### Task brief:
Copy verbatim the block of lines in the entries below whose first line contains "Write a Python" and whose last line contains "yticks = [1, 6, 11, 16, 21, 26, 31]". Leave out all other lines.

(Figure scripts)
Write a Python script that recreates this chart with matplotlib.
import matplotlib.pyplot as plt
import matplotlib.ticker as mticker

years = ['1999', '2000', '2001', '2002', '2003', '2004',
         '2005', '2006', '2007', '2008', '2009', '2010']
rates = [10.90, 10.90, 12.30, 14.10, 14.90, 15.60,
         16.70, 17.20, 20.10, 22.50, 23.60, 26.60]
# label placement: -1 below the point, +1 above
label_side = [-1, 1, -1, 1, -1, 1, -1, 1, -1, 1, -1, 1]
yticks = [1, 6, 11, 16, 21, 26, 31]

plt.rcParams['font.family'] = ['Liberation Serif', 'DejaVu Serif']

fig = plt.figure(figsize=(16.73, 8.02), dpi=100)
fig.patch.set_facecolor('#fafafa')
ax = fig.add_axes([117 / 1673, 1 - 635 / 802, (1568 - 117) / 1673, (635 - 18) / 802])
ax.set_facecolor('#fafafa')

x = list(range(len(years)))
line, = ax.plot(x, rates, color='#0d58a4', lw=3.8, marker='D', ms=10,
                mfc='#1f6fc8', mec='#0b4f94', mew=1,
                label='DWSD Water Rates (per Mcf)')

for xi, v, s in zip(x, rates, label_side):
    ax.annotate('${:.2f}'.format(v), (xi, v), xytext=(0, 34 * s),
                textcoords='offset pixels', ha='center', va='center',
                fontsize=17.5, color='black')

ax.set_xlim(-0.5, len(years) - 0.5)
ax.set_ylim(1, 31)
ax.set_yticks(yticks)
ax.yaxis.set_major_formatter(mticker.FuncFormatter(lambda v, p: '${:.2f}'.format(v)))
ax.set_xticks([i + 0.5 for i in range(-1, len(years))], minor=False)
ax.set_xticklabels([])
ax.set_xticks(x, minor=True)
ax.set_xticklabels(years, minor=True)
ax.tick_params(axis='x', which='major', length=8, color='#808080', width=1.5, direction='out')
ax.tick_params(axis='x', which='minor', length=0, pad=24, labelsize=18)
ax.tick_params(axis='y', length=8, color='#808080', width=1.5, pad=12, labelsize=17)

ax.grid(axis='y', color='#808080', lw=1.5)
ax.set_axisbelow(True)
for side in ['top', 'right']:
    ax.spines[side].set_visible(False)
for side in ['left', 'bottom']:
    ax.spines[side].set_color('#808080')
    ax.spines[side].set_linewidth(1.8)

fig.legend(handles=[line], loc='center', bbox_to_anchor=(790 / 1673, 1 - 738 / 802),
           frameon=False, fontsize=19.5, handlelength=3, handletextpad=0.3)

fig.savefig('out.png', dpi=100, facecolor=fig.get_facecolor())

* * *

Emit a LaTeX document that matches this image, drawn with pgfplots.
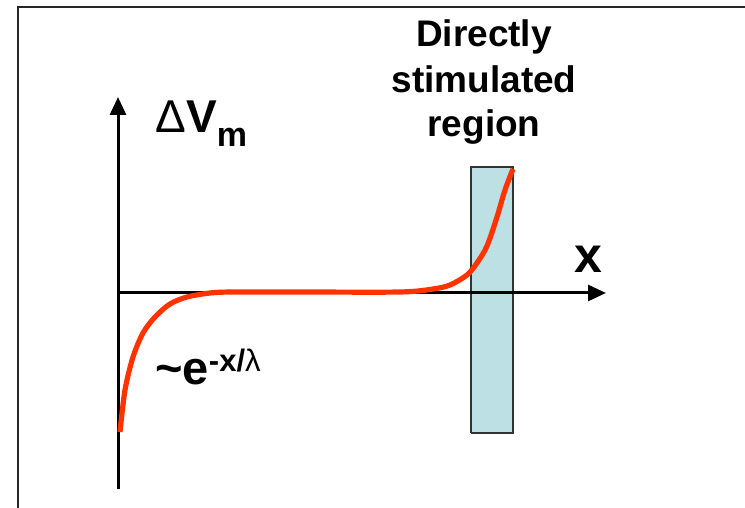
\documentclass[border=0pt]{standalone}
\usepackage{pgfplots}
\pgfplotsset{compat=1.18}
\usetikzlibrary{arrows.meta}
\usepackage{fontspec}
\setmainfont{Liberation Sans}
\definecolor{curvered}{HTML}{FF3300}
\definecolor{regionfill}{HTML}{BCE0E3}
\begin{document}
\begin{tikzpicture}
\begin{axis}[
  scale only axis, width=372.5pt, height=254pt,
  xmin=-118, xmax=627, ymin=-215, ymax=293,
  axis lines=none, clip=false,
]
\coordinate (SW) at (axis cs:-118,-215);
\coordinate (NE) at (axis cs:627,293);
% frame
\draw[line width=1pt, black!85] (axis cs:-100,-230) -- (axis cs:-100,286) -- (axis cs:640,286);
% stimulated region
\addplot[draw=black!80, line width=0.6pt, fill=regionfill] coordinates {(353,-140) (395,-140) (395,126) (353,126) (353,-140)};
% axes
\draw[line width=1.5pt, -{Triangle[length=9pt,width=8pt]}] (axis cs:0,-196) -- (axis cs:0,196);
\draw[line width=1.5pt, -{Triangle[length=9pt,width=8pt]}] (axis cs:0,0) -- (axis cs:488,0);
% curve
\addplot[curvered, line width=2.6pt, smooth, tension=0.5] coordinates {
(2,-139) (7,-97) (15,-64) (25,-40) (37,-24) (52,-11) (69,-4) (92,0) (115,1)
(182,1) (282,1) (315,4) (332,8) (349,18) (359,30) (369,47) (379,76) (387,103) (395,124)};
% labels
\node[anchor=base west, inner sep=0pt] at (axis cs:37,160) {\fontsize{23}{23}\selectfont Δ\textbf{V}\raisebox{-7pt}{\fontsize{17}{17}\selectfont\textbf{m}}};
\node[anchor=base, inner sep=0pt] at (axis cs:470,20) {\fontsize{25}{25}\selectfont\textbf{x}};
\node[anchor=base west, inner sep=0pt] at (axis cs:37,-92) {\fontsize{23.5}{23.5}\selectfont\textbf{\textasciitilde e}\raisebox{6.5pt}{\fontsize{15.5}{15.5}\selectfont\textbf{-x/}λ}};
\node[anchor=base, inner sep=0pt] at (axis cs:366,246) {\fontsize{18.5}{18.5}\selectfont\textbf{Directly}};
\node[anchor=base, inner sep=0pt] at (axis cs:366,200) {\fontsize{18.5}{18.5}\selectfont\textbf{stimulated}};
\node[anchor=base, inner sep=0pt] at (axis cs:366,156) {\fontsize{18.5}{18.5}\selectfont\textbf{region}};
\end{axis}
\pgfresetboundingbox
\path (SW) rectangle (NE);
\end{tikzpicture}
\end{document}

### Reply to the exercise:
Write a Python script that recreates this chart with matplotlib.
import matplotlib.pyplot as plt
import matplotlib.ticker as mticker

years = ['1999', '2000', '2001', '2002', '2003', '2004',
         '2005', '2006', '2007', '2008', '2009', '2010']
rates = [10.90, 10.90, 12.30, 14.10, 14.90, 15.60,
         16.70, 17.20, 20.10, 22.50, 23.60, 26.60]
# label placement: -1 below the point, +1 above
label_side = [-1, 1, -1, 1, -1, 1, -1, 1, -1, 1, -1, 1]
yticks = [1, 6, 11, 16, 21, 26, 31]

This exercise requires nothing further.